== Source material ==
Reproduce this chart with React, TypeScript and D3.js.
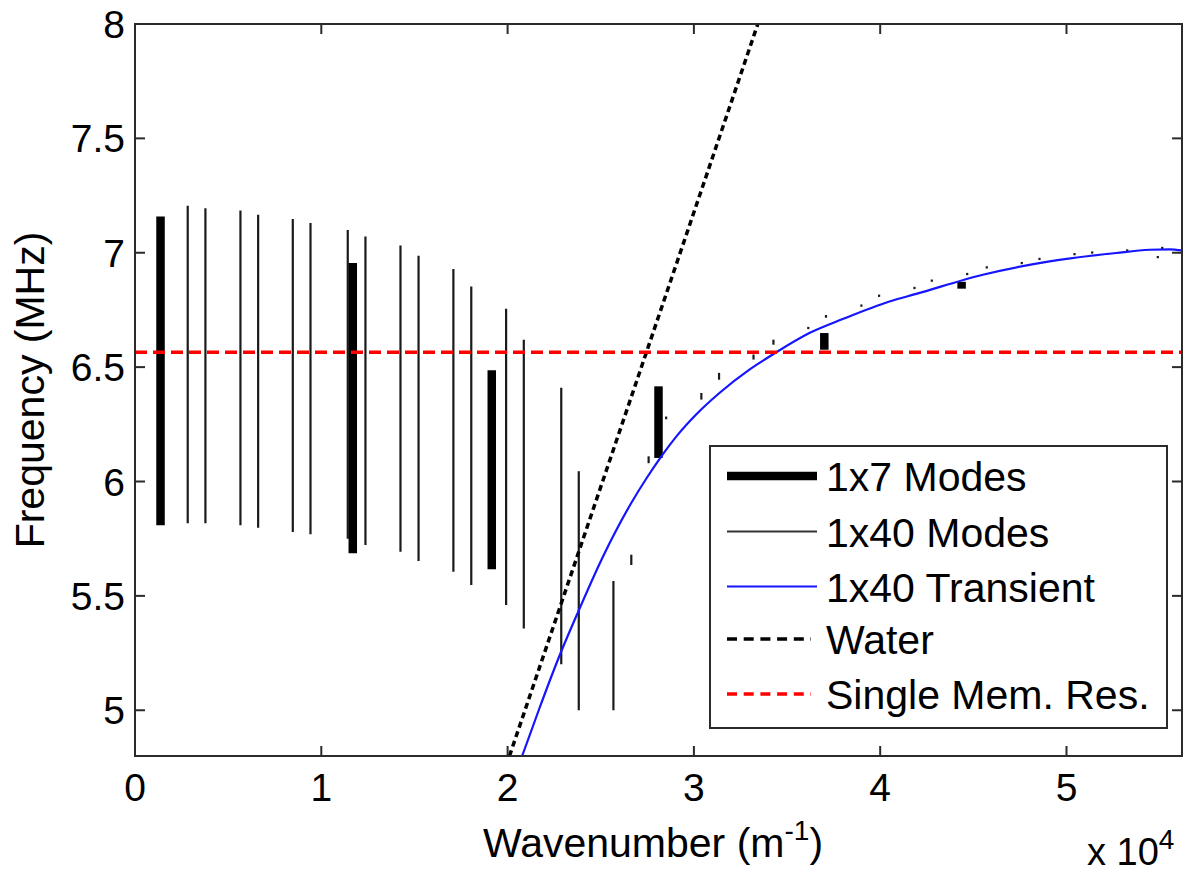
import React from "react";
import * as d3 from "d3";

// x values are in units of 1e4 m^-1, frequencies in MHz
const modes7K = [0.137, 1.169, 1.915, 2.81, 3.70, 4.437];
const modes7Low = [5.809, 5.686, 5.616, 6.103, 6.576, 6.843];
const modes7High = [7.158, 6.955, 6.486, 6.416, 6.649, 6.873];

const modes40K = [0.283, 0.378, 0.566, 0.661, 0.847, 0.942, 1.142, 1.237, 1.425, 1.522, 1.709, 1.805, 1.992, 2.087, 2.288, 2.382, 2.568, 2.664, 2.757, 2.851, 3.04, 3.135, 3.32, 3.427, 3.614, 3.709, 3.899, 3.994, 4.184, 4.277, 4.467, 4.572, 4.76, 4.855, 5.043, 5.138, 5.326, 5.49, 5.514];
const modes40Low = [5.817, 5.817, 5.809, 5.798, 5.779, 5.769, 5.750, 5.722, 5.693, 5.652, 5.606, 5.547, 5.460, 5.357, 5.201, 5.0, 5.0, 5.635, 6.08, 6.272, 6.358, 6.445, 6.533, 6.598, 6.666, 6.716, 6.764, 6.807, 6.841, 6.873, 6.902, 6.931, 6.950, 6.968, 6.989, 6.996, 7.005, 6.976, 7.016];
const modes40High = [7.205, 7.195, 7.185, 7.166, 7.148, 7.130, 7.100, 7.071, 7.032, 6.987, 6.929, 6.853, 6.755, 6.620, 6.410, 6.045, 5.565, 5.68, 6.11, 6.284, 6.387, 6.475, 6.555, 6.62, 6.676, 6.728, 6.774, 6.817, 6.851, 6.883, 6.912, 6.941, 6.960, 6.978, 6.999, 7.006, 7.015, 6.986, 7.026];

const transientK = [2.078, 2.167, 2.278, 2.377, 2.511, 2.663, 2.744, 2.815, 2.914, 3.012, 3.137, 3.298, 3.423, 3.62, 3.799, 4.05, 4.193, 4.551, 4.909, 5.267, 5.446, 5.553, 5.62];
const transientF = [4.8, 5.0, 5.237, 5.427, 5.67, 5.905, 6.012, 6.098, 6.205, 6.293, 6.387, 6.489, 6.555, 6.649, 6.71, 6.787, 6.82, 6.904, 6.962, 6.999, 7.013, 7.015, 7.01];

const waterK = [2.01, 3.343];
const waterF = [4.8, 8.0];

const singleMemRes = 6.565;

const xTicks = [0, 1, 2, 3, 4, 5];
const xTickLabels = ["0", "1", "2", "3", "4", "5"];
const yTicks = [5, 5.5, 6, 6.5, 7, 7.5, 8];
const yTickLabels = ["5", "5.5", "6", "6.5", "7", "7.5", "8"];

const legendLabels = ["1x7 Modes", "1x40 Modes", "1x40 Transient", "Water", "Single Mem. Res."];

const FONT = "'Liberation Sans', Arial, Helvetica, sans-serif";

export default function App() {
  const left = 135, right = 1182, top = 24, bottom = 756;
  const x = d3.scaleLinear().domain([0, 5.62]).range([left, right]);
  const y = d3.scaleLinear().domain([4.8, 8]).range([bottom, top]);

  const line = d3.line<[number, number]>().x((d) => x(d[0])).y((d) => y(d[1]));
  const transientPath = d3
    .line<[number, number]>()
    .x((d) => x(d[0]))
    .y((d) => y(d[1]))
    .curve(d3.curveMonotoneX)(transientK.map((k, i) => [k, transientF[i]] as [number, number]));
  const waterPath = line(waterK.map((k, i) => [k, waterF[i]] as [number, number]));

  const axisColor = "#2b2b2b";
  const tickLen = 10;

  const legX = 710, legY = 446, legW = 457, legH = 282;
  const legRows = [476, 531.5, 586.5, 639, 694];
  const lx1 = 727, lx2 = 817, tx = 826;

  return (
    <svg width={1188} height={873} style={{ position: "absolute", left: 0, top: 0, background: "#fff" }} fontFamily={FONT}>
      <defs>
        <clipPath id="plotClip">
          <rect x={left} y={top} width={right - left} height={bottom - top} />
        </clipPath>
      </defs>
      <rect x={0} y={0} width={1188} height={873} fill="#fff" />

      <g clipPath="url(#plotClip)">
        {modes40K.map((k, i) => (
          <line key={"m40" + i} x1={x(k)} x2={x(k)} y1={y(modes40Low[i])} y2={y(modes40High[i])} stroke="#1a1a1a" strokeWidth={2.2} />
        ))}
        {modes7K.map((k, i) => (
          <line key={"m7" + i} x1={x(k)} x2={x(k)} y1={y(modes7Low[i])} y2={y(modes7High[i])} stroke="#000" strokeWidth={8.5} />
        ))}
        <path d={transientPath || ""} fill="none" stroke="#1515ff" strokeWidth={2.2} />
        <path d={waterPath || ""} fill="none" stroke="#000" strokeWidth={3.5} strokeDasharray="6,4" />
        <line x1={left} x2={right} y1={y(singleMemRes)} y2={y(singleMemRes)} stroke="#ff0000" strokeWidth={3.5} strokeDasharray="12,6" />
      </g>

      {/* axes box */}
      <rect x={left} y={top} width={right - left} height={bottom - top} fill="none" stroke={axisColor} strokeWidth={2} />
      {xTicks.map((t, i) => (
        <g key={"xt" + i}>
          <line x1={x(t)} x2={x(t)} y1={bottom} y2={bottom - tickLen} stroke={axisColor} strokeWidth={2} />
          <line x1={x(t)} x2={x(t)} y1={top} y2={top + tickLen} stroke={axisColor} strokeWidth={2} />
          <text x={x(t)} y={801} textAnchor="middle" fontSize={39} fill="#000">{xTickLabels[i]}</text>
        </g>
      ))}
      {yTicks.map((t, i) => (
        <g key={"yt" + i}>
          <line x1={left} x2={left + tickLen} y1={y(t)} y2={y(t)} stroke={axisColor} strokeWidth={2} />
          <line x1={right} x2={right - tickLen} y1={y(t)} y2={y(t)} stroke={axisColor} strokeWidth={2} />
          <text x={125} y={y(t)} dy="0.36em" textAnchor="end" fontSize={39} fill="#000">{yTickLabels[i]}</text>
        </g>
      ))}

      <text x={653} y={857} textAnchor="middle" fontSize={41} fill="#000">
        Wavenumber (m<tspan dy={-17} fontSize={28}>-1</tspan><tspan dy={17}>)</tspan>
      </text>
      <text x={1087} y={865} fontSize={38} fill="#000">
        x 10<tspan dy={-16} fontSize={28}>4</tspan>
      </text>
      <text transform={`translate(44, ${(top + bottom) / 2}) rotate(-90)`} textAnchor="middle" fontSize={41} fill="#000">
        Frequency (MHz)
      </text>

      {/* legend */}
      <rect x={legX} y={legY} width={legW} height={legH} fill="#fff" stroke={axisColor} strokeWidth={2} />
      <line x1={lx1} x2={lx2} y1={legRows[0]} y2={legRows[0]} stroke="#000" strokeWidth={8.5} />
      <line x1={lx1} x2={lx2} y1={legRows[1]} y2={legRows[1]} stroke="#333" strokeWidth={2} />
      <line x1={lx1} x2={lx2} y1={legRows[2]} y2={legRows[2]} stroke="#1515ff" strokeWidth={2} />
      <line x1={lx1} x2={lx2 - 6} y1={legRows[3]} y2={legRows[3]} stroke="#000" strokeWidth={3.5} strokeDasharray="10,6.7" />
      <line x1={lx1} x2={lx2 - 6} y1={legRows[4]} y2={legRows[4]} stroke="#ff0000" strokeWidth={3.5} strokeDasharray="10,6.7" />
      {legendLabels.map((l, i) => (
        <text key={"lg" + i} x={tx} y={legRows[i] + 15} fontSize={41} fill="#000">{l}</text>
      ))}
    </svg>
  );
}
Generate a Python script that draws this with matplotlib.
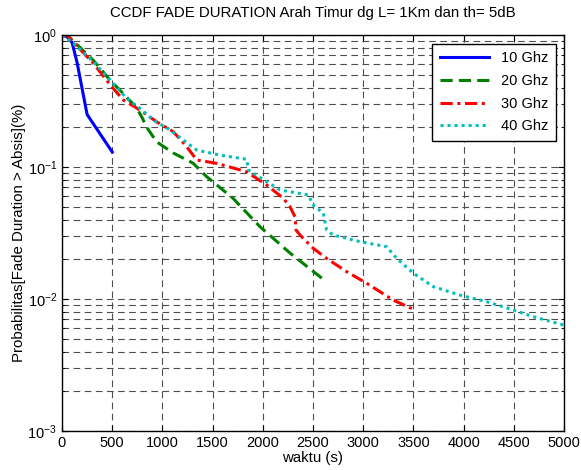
===
Problem: Output every entry exactly as given; pictures are not part of the copy.

Full response:
Reproduce this chart with React, TypeScript and D3.js.
import React from "react";
import * as d3 from "d3";

// x values are in units of 1e4 m^-1, frequencies in MHz
const modes7K = [0.137, 1.169, 1.915, 2.81, 3.70, 4.437];
const modes7Low = [5.809, 5.686, 5.616, 6.103, 6.576, 6.843];
const modes7High = [7.158, 6.955, 6.486, 6.416, 6.649, 6.873];

const modes40K = [0.283, 0.378, 0.566, 0.661, 0.847, 0.942, 1.142, 1.237, 1.425, 1.522, 1.709, 1.805, 1.992, 2.087, 2.288, 2.382, 2.568, 2.664, 2.757, 2.851, 3.04, 3.135, 3.32, 3.427, 3.614, 3.709, 3.899, 3.994, 4.184, 4.277, 4.467, 4.572, 4.76, 4.855, 5.043, 5.138, 5.326, 5.49, 5.514];
const modes40Low = [5.817, 5.817, 5.809, 5.798, 5.779, 5.769, 5.750, 5.722, 5.693, 5.652, 5.606, 5.547, 5.460, 5.357, 5.201, 5.0, 5.0, 5.635, 6.08, 6.272, 6.358, 6.445, 6.533, 6.598, 6.666, 6.716, 6.764, 6.807, 6.841, 6.873, 6.902, 6.931, 6.950, 6.968, 6.989, 6.996, 7.005, 6.976, 7.016];
const modes40High = [7.205, 7.195, 7.185, 7.166, 7.148, 7.130, 7.100, 7.071, 7.032, 6.987, 6.929, 6.853, 6.755, 6.620, 6.410, 6.045, 5.565, 5.68, 6.11, 6.284, 6.387, 6.475, 6.555, 6.62, 6.676, 6.728, 6.774, 6.817, 6.851, 6.883, 6.912, 6.941, 6.960, 6.978, 6.999, 7.006, 7.015, 6.986, 7.026];

const transientK = [2.078, 2.167, 2.278, 2.377, 2.511, 2.663, 2.744, 2.815, 2.914, 3.012, 3.137, 3.298, 3.423, 3.62, 3.799, 4.05, 4.193, 4.551, 4.909, 5.267, 5.446, 5.553, 5.62];
const transientF = [4.8, 5.0, 5.237, 5.427, 5.67, 5.905, 6.012, 6.098, 6.205, 6.293, 6.387, 6.489, 6.555, 6.649, 6.71, 6.787, 6.82, 6.904, 6.962, 6.999, 7.013, 7.015, 7.01];

const waterK = [2.01, 3.343];
const waterF = [4.8, 8.0];

const singleMemRes = 6.565;

const xTicks = [0, 1, 2, 3, 4, 5];
const xTickLabels = ["0", "1", "2", "3", "4", "5"];
const yTicks = [5, 5.5, 6, 6.5, 7, 7.5, 8];
const yTickLabels = ["5", "5.5", "6", "6.5", "7", "7.5", "8"];

const legendLabels = ["1x7 Modes", "1x40 Modes", "1x40 Transient", "Water", "Single Mem. Res."];

const FONT = "'Liberation Sans', Arial, Helvetica, sans-serif";

export default function App() {
  const left = 135, right = 1182, top = 24, bottom = 756;
  const x = d3.scaleLinear().domain([0, 5.62]).range([left, right]);
  const y = d3.scaleLinear().domain([4.8, 8]).range([bottom, top]);

  const line = d3.line<[number, number]>().x((d) => x(d[0])).y((d) => y(d[1]));
  const transientPath = d3
    .line<[number, number]>()
    .x((d) => x(d[0]))
    .y((d) => y(d[1]))
    .curve(d3.curveMonotoneX)(transientK.map((k, i) => [k, transientF[i]] as [number, number]));
  const waterPath = line(waterK.map((k, i) => [k, waterF[i]] as [number, number]));

  const axisColor = "#2b2b2b";
  const tickLen = 10;

  const legX = 710, legY = 446, legW = 457, legH = 282;
  const legRows = [476, 531.5, 586.5, 639, 694];
  const lx1 = 727, lx2 = 817, tx = 826;

  return (
    <svg width={1188} height={873} style={{ position: "absolute", left: 0, top: 0, background: "#fff" }} fontFamily={FONT}>
      <defs>
        <clipPath id="plotClip">
          <rect x={left} y={top} width={right - left} height={bottom - top} />
        </clipPath>
      </defs>
      <rect x={0} y={0} width={1188} height={873} fill="#fff" />

      <g clipPath="url(#plotClip)">
        {modes40K.map((k, i) => (
          <line key={"m40" + i} x1={x(k)} x2={x(k)} y1={y(modes40Low[i])} y2={y(modes40High[i])} stroke="#1a1a1a" strokeWidth={2.2} />
        ))}
        {modes7K.map((k, i) => (
          <line key={"m7" + i} x1={x(k)} x2={x(k)} y1={y(modes7Low[i])} y2={y(modes7High[i])} stroke="#000" strokeWidth={8.5} />
        ))}
        <path d={transientPath || ""} fill="none" stroke="#1515ff" strokeWidth={2.2} />
        <path d={waterPath || ""} fill="none" stroke="#000" strokeWidth={3.5} strokeDasharray="6,4" />
        <line x1={left} x2={right} y1={y(singleMemRes)} y2={y(singleMemRes)} stroke="#ff0000" strokeWidth={3.5} strokeDasharray="12,6" />
      </g>

      {/* axes box */}
      <rect x={left} y={top} width={right - left} height={bottom - top} fill="none" stroke={axisColor} strokeWidth={2} />
      {xTicks.map((t, i) => (
        <g key={"xt" + i}>
          <line x1={x(t)} x2={x(t)} y1={bottom} y2={bottom - tickLen} stroke={axisColor} strokeWidth={2} />
          <line x1={x(t)} x2={x(t)} y1={top} y2={top + tickLen} stroke={axisColor} strokeWidth={2} />
          <text x={x(t)} y={801} textAnchor="middle" fontSize={39} fill="#000">{xTickLabels[i]}</text>
        </g>
      ))}
      {yTicks.map((t, i) => (
        <g key={"yt" + i}>
          <line x1={left} x2={left + tickLen} y1={y(t)} y2={y(t)} stroke={axisColor} strokeWidth={2} />
          <line x1={right} x2={right - tickLen} y1={y(t)} y2={y(t)} stroke={axisColor} strokeWidth={2} />
          <text x={125} y={y(t)} dy="0.36em" textAnchor="end" fontSize={39} fill="#000">{yTickLabels[i]}</text>
        </g>
      ))}

      <text x={653} y={857} textAnchor="middle" fontSize={41} fill="#000">
        Wavenumber (m<tspan dy={-17} fontSize={28}>-1</tspan><tspan dy={17}>)</tspan>
      </text>
      <text x={1087} y={865} fontSize={38} fill="#000">
        x 10<tspan dy={-16} fontSize={28}>4</tspan>
      </text>
      <text transform={`translate(44, ${(top + bottom) / 2}) rotate(-90)`} textAnchor="middle" fontSize={41} fill="#000">
        Frequency (MHz)
      </text>

      {/* legend */}
      <rect x={legX} y={legY} width={legW} height={legH} fill="#fff" stroke={axisColor} strokeWidth={2} />
      <line x1={lx1} x2={lx2} y1={legRows[0]} y2={legRows[0]} stroke="#000" strokeWidth={8.5} />
      <line x1={lx1} x2={lx2} y1={legRows[1]} y2={legRows[1]} stroke="#333" strokeWidth={2} />
      <line x1={lx1} x2={lx2} y1={legRows[2]} y2={legRows[2]} stroke="#1515ff" strokeWidth={2} />
      <line x1={lx1} x2={lx2 - 6} y1={legRows[3]} y2={legRows[3]} stroke="#000" strokeWidth={3.5} strokeDasharray="10,6.7" />
      <line x1={lx1} x2={lx2 - 6} y1={legRows[4]} y2={legRows[4]} stroke="#ff0000" strokeWidth={3.5} strokeDasharray="10,6.7" />
      {legendLabels.map((l, i) => (
        <text key={"lg" + i} x={tx} y={legRows[i] + 15} fontSize={41} fill="#000">{l}</text>
      ))}
    </svg>
  );
}
Generate a Python script that draws this with matplotlib.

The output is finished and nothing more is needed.